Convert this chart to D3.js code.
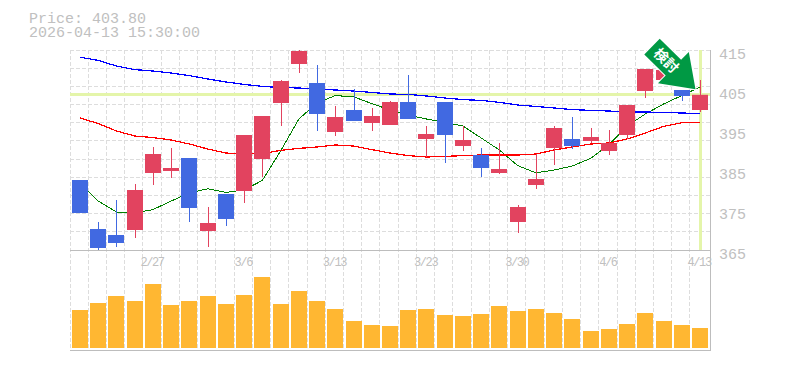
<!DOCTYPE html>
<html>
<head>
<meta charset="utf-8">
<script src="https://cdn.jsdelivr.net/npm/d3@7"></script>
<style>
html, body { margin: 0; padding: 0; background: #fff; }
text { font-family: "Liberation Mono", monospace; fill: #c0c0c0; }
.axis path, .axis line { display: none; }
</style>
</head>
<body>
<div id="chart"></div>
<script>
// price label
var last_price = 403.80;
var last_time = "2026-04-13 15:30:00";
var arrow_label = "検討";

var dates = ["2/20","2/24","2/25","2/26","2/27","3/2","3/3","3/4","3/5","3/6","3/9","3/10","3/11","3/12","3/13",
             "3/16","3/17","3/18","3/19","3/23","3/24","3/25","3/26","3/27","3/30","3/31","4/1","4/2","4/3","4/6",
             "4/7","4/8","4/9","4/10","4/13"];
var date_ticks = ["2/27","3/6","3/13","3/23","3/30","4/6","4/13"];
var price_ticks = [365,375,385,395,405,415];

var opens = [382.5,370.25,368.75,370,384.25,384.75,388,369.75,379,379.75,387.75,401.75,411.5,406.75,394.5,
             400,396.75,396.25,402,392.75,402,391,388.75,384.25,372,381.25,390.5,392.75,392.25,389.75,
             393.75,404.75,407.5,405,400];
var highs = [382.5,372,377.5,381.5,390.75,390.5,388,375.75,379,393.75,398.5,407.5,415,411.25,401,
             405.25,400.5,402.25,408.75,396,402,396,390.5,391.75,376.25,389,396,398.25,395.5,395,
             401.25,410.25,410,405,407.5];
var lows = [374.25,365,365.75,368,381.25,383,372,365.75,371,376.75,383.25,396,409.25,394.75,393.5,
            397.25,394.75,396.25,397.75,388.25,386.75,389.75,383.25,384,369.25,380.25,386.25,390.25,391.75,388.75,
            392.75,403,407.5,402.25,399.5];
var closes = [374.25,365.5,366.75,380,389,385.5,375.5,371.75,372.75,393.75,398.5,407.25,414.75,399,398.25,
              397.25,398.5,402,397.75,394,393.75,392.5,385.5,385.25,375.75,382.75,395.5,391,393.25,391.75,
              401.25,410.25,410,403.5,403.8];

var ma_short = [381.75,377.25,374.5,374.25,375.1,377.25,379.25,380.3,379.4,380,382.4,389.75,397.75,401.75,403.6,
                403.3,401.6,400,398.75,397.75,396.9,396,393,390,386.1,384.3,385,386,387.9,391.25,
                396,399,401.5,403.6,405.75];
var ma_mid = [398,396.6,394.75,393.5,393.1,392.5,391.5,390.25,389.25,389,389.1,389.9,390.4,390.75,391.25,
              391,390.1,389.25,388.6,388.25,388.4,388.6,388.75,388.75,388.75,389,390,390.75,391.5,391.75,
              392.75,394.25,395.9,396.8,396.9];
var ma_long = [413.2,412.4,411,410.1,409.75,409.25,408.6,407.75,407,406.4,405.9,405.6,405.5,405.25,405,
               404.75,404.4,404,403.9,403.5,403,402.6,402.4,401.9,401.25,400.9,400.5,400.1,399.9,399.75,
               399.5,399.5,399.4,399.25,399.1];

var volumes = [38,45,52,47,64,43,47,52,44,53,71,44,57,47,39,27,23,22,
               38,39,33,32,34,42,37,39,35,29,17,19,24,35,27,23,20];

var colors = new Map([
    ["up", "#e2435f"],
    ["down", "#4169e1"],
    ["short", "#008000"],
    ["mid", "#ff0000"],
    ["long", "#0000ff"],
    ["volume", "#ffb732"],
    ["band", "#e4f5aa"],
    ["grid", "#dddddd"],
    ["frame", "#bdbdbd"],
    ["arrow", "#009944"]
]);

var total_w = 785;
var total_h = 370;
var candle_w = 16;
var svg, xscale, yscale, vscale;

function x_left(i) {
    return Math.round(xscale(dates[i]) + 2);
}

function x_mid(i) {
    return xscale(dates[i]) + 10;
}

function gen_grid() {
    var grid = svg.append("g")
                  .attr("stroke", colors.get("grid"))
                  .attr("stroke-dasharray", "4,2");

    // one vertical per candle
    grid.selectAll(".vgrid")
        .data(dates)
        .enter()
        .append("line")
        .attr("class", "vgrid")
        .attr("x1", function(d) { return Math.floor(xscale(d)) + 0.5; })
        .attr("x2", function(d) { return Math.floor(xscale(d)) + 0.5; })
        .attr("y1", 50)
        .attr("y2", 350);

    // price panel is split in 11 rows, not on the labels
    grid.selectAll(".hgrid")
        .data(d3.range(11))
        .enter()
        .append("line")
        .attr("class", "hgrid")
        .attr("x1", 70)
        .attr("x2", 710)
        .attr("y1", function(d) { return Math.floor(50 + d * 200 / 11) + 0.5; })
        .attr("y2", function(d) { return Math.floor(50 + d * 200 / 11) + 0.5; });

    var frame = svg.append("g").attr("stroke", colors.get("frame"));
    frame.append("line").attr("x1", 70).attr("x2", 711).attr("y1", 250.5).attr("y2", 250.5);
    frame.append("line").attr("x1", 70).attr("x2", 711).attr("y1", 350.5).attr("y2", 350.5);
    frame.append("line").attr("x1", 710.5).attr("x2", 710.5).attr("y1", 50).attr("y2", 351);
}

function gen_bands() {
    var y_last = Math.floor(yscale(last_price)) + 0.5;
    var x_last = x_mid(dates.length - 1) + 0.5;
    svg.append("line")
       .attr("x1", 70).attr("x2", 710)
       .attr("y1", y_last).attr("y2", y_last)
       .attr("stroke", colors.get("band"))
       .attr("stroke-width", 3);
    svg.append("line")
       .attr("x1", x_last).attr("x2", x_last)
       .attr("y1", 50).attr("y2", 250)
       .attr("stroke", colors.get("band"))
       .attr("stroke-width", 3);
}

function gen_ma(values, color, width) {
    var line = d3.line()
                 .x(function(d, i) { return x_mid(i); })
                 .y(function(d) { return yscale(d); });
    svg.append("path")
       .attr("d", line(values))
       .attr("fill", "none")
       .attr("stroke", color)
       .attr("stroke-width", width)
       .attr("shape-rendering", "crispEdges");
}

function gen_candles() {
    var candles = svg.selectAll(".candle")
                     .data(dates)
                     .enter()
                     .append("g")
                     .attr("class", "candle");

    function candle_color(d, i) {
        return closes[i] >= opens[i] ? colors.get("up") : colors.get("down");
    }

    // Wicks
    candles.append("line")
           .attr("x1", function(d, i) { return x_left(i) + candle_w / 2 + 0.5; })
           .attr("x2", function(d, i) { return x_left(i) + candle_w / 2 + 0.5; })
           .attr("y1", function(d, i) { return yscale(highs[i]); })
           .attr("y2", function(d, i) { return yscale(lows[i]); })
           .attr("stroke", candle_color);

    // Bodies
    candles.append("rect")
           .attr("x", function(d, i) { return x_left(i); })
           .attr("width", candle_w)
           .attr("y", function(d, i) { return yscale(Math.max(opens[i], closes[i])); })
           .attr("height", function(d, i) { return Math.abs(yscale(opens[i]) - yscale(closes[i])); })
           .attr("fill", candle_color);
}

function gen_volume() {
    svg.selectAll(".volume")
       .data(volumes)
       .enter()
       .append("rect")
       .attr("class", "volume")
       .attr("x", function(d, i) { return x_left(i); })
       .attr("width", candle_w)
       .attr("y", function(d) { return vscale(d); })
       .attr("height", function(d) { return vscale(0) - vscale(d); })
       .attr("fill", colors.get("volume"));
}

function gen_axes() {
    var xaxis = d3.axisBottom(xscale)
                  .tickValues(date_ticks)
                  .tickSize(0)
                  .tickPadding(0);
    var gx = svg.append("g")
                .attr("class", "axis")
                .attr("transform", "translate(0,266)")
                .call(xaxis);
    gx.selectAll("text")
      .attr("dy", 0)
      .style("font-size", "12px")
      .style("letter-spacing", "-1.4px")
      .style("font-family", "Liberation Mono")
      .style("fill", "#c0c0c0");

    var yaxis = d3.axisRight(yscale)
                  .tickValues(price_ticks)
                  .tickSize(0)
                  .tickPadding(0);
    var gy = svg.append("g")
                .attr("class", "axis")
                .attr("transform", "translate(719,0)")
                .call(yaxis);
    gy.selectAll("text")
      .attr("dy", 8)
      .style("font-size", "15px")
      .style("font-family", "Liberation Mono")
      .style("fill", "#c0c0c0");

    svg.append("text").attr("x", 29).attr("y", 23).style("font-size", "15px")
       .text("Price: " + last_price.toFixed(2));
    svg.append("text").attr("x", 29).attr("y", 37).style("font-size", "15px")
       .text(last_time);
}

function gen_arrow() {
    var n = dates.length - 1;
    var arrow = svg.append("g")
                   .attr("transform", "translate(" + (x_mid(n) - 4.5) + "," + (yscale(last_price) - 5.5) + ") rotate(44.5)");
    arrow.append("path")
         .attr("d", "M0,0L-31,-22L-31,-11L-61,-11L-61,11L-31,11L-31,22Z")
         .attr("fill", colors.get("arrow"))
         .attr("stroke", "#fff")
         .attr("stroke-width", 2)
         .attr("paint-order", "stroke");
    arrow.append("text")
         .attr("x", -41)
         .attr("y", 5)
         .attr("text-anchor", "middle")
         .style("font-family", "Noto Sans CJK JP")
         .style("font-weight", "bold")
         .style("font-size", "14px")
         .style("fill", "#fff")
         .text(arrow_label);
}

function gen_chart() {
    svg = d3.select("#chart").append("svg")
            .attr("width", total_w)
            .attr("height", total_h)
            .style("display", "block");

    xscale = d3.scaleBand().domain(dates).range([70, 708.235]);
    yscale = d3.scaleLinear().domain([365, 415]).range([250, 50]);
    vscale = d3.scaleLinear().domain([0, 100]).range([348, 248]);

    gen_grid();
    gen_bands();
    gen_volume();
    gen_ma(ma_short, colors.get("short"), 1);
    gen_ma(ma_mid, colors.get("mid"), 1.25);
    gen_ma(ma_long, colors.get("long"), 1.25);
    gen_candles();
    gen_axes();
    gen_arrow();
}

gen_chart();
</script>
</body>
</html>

To be done —
Repeat only the lines between the start of the data and the line with "var price_ticks = [365,375,385,395,405,415];", including those two lines, and skip the pictures.

Completed task —
Convert this chart to D3.js code.
<!DOCTYPE html>
<html>
<head>
<meta charset="utf-8">
<script src="https://cdn.jsdelivr.net/npm/d3@7"></script>
<style>
html, body { margin: 0; padding: 0; background: #fff; }
text { font-family: "Liberation Mono", monospace; fill: #c0c0c0; }
.axis path, .axis line { display: none; }
</style>
</head>
<body>
<div id="chart"></div>
<script>
// price label
var last_price = 403.80;
var last_time = "2026-04-13 15:30:00";
var arrow_label = "検討";

var dates = ["2/20","2/24","2/25","2/26","2/27","3/2","3/3","3/4","3/5","3/6","3/9","3/10","3/11","3/12","3/13",
             "3/16","3/17","3/18","3/19","3/23","3/24","3/25","3/26","3/27","3/30","3/31","4/1","4/2","4/3","4/6",
             "4/7","4/8","4/9","4/10","4/13"];
var date_ticks = ["2/27","3/6","3/13","3/23","3/30","4/6","4/13"];
var price_ticks = [365,375,385,395,405,415];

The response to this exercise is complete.